- **Given problem**:
Copy out every record below exactly as written, but leave out any pictures.

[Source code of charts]
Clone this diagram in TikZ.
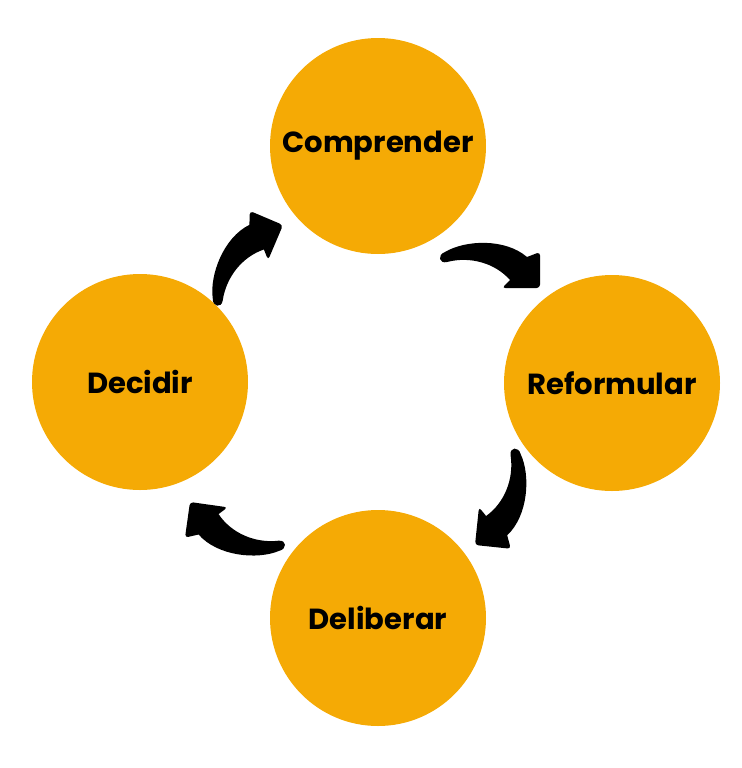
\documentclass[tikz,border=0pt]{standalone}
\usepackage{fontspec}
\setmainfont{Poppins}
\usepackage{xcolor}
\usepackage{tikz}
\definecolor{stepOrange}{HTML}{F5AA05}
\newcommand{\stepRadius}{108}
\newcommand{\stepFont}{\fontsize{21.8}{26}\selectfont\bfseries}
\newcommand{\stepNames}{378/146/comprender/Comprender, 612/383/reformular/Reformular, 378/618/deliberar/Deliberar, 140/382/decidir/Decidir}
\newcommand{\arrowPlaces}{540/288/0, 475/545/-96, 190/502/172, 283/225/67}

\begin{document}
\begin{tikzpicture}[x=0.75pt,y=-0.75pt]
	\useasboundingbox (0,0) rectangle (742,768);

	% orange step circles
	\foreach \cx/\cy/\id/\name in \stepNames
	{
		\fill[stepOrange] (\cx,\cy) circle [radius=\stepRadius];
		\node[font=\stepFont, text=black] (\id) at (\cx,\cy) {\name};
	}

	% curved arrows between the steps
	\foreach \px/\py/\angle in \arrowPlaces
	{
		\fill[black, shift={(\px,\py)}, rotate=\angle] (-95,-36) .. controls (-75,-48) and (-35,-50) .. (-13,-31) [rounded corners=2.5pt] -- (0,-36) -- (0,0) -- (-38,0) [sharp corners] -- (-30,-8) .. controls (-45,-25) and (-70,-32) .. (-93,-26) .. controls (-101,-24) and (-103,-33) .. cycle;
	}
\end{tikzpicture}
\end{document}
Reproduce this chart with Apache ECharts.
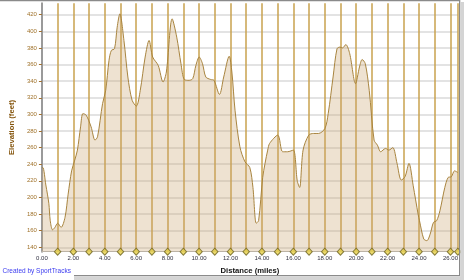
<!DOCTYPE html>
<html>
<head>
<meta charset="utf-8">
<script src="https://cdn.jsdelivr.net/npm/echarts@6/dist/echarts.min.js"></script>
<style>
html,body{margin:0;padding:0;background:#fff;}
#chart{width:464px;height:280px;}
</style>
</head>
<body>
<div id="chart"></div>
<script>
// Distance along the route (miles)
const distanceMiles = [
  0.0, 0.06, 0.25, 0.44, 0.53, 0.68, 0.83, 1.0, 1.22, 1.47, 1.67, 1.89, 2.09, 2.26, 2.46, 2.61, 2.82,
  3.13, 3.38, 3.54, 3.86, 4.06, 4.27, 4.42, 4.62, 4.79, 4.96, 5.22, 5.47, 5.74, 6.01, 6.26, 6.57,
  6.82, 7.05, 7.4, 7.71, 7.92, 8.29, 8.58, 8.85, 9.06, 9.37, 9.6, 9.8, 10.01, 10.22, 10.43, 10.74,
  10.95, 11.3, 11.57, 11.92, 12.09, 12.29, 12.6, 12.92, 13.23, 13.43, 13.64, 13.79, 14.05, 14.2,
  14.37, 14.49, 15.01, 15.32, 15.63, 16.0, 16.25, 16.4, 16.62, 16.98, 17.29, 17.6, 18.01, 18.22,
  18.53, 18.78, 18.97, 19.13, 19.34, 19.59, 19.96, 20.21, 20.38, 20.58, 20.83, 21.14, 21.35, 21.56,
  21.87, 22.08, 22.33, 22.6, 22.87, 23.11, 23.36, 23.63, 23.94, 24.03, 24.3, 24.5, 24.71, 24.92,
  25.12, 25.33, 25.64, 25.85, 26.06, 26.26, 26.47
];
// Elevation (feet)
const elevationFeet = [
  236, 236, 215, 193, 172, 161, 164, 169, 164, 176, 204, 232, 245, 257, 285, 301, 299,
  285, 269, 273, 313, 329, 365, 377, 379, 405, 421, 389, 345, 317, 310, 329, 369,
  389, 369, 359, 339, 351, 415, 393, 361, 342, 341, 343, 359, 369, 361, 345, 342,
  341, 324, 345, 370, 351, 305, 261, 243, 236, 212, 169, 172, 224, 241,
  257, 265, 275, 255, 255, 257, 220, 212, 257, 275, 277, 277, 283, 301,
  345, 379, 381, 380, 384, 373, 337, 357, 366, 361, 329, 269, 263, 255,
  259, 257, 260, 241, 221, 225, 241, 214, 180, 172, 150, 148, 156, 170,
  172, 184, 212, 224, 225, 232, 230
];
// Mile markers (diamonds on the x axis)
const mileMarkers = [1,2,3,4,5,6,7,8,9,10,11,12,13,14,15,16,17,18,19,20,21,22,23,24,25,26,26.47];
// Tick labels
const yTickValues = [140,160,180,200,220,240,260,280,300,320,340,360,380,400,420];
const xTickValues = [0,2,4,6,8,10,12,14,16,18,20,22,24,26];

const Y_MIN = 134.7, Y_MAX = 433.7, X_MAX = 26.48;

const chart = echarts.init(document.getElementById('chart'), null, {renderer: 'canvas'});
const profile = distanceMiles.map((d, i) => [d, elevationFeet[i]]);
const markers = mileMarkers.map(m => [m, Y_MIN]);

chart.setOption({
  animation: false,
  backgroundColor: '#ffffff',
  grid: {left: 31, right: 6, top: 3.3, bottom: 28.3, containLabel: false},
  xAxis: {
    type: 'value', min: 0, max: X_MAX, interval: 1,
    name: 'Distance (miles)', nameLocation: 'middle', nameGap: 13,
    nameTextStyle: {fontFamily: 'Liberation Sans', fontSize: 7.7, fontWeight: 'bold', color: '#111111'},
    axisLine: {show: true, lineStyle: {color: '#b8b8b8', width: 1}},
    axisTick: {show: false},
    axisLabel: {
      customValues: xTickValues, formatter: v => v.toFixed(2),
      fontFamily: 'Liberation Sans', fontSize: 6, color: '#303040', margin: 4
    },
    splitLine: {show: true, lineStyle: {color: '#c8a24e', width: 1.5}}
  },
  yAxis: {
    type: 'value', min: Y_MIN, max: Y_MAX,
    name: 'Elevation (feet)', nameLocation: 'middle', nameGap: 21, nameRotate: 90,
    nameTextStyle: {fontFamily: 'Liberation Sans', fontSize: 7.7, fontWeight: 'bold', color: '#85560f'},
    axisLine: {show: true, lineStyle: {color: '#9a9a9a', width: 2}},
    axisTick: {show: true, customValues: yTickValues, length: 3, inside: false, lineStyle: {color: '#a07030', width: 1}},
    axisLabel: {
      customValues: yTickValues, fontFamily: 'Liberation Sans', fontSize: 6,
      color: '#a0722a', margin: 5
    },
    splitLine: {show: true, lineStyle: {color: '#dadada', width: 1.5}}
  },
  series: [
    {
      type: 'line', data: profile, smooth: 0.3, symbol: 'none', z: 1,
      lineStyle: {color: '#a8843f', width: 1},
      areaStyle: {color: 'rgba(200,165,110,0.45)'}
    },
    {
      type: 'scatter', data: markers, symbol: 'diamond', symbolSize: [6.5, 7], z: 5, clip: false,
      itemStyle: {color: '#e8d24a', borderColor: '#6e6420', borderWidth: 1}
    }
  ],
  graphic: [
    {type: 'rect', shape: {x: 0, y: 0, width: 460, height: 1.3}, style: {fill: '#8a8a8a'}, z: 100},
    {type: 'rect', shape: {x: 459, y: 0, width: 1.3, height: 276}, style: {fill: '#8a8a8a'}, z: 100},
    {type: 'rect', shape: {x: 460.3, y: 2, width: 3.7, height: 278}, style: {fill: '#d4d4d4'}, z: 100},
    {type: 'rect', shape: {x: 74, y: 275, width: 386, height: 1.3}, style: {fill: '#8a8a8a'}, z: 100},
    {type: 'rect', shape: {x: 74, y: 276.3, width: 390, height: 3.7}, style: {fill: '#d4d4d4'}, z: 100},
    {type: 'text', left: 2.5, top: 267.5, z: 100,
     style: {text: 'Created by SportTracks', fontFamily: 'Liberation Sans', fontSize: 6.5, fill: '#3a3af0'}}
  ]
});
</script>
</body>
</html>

- **Solution to this problem**:
Clone this diagram in TikZ.
\documentclass[tikz,border=0pt]{standalone}
\usepackage{fontspec}
\setmainfont{Poppins}
\usepackage{xcolor}
\usepackage{tikz}
\definecolor{stepOrange}{HTML}{F5AA05}
\newcommand{\stepRadius}{108}
\newcommand{\stepFont}{\fontsize{21.8}{26}\selectfont\bfseries}
\newcommand{\stepNames}{378/146/comprender/Comprender, 612/383/reformular/Reformular, 378/618/deliberar/Deliberar, 140/382/decidir/Decidir}
\newcommand{\arrowPlaces}{540/288/0, 475/545/-96, 190/502/172, 283/225/67}

\begin{document}
\begin{tikzpicture}[x=0.75pt,y=-0.75pt]
	\useasboundingbox (0,0) rectangle (742,768);

	% orange step circles
	\foreach \cx/\cy/\id/\name in \stepNames
	{
		\fill[stepOrange] (\cx,\cy) circle [radius=\stepRadius];
		\node[font=\stepFont, text=black] (\id) at (\cx,\cy) {\name};
	}

	% curved arrows between the steps
	\foreach \px/\py/\angle in \arrowPlaces
	{
		\fill[black, shift={(\px,\py)}, rotate=\angle] (-95,-36) .. controls (-75,-48) and (-35,-50) .. (-13,-31) [rounded corners=2.5pt] -- (0,-36) -- (0,0) -- (-38,0) [sharp corners] -- (-30,-8) .. controls (-45,-25) and (-70,-32) .. (-93,-26) .. controls (-101,-24) and (-103,-33) .. cycle;
	}
\end{tikzpicture}
\end{document}
Reproduce this chart with Apache ECharts.
<!DOCTYPE html>
<html>
<head>
<meta charset="utf-8">
<script src="https://cdn.jsdelivr.net/npm/echarts@6/dist/echarts.min.js"></script>
<style>
html,body{margin:0;padding:0;background:#fff;}
#chart{width:464px;height:280px;}
</style>
</head>
<body>
<div id="chart"></div>
<script>
// Distance along the route (miles)
const distanceMiles = [
  0.0, 0.06, 0.25, 0.44, 0.53, 0.68, 0.83, 1.0, 1.22, 1.47, 1.67, 1.89, 2.09, 2.26, 2.46, 2.61, 2.82,
  3.13, 3.38, 3.54, 3.86, 4.06, 4.27, 4.42, 4.62, 4.79, 4.96, 5.22, 5.47, 5.74, 6.01, 6.26, 6.57,
  6.82, 7.05, 7.4, 7.71, 7.92, 8.29, 8.58, 8.85, 9.06, 9.37, 9.6, 9.8, 10.01, 10.22, 10.43, 10.74,
  10.95, 11.3, 11.57, 11.92, 12.09, 12.29, 12.6, 12.92, 13.23, 13.43, 13.64, 13.79, 14.05, 14.2,
  14.37, 14.49, 15.01, 15.32, 15.63, 16.0, 16.25, 16.4, 16.62, 16.98, 17.29, 17.6, 18.01, 18.22,
  18.53, 18.78, 18.97, 19.13, 19.34, 19.59, 19.96, 20.21, 20.38, 20.58, 20.83, 21.14, 21.35, 21.56,
  21.87, 22.08, 22.33, 22.6, 22.87, 23.11, 23.36, 23.63, 23.94, 24.03, 24.3, 24.5, 24.71, 24.92,
  25.12, 25.33, 25.64, 25.85, 26.06, 26.26, 26.47
];
// Elevation (feet)
const elevationFeet = [
  236, 236, 215, 193, 172, 161, 164, 169, 164, 176, 204, 232, 245, 257, 285, 301, 299,
  285, 269, 273, 313, 329, 365, 377, 379, 405, 421, 389, 345, 317, 310, 329, 369,
  389, 369, 359, 339, 351, 415, 393, 361, 342, 341, 343, 359, 369, 361, 345, 342,
  341, 324, 345, 370, 351, 305, 261, 243, 236, 212, 169, 172, 224, 241,
  257, 265, 275, 255, 255, 257, 220, 212, 257, 275, 277, 277, 283, 301,
  345, 379, 381, 380, 384, 373, 337, 357, 366, 361, 329, 269, 263, 255,
  259, 257, 260, 241, 221, 225, 241, 214, 180, 172, 150, 148, 156, 170,
  172, 184, 212, 224, 225, 232, 230
];
// Mile markers (diamonds on the x axis)
const mileMarkers = [1,2,3,4,5,6,7,8,9,10,11,12,13,14,15,16,17,18,19,20,21,22,23,24,25,26,26.47];
// Tick labels
const yTickValues = [140,160,180,200,220,240,260,280,300,320,340,360,380,400,420];
const xTickValues = [0,2,4,6,8,10,12,14,16,18,20,22,24,26];

const Y_MIN = 134.7, Y_MAX = 433.7, X_MAX = 26.48;

const chart = echarts.init(document.getElementById('chart'), null, {renderer: 'canvas'});
const profile = distanceMiles.map((d, i) => [d, elevationFeet[i]]);
const markers = mileMarkers.map(m => [m, Y_MIN]);

chart.setOption({
  animation: false,
  backgroundColor: '#ffffff',
  grid: {left: 31, right: 6, top: 3.3, bottom: 28.3, containLabel: false},
  xAxis: {
    type: 'value', min: 0, max: X_MAX, interval: 1,
    name: 'Distance (miles)', nameLocation: 'middle', nameGap: 13,
    nameTextStyle: {fontFamily: 'Liberation Sans', fontSize: 7.7, fontWeight: 'bold', color: '#111111'},
    axisLine: {show: true, lineStyle: {color: '#b8b8b8', width: 1}},
    axisTick: {show: false},
    axisLabel: {
      customValues: xTickValues, formatter: v => v.toFixed(2),
      fontFamily: 'Liberation Sans', fontSize: 6, color: '#303040', margin: 4
    },
    splitLine: {show: true, lineStyle: {color: '#c8a24e', width: 1.5}}
  },
  yAxis: {
    type: 'value', min: Y_MIN, max: Y_MAX,
    name: 'Elevation (feet)', nameLocation: 'middle', nameGap: 21, nameRotate: 90,
    nameTextStyle: {fontFamily: 'Liberation Sans', fontSize: 7.7, fontWeight: 'bold', color: '#85560f'},
    axisLine: {show: true, lineStyle: {color: '#9a9a9a', width: 2}},
    axisTick: {show: true, customValues: yTickValues, length: 3, inside: false, lineStyle: {color: '#a07030', width: 1}},
    axisLabel: {
      customValues: yTickValues, fontFamily: 'Liberation Sans', fontSize: 6,
      color: '#a0722a', margin: 5
    },
    splitLine: {show: true, lineStyle: {color: '#dadada', width: 1.5}}
  },
  series: [
    {
      type: 'line', data: profile, smooth: 0.3, symbol: 'none', z: 1,
      lineStyle: {color: '#a8843f', width: 1},
      areaStyle: {color: 'rgba(200,165,110,0.45)'}
    },
    {
      type: 'scatter', data: markers, symbol: 'diamond', symbolSize: [6.5, 7], z: 5, clip: false,
      itemStyle: {color: '#e8d24a', borderColor: '#6e6420', borderWidth: 1}
    }
  ],
  graphic: [
    {type: 'rect', shape: {x: 0, y: 0, width: 460, height: 1.3}, style: {fill: '#8a8a8a'}, z: 100},
    {type: 'rect', shape: {x: 459, y: 0, width: 1.3, height: 276}, style: {fill: '#8a8a8a'}, z: 100},
    {type: 'rect', shape: {x: 460.3, y: 2, width: 3.7, height: 278}, style: {fill: '#d4d4d4'}, z: 100},
    {type: 'rect', shape: {x: 74, y: 275, width: 386, height: 1.3}, style: {fill: '#8a8a8a'}, z: 100},
    {type: 'rect', shape: {x: 74, y: 276.3, width: 390, height: 3.7}, style: {fill: '#d4d4d4'}, z: 100},
    {type: 'text', left: 2.5, top: 267.5, z: 100,
     style: {text: 'Created by SportTracks', fontFamily: 'Liberation Sans', fontSize: 6.5, fill: '#3a3af0'}}
  ]
});
</script>
</body>
</html>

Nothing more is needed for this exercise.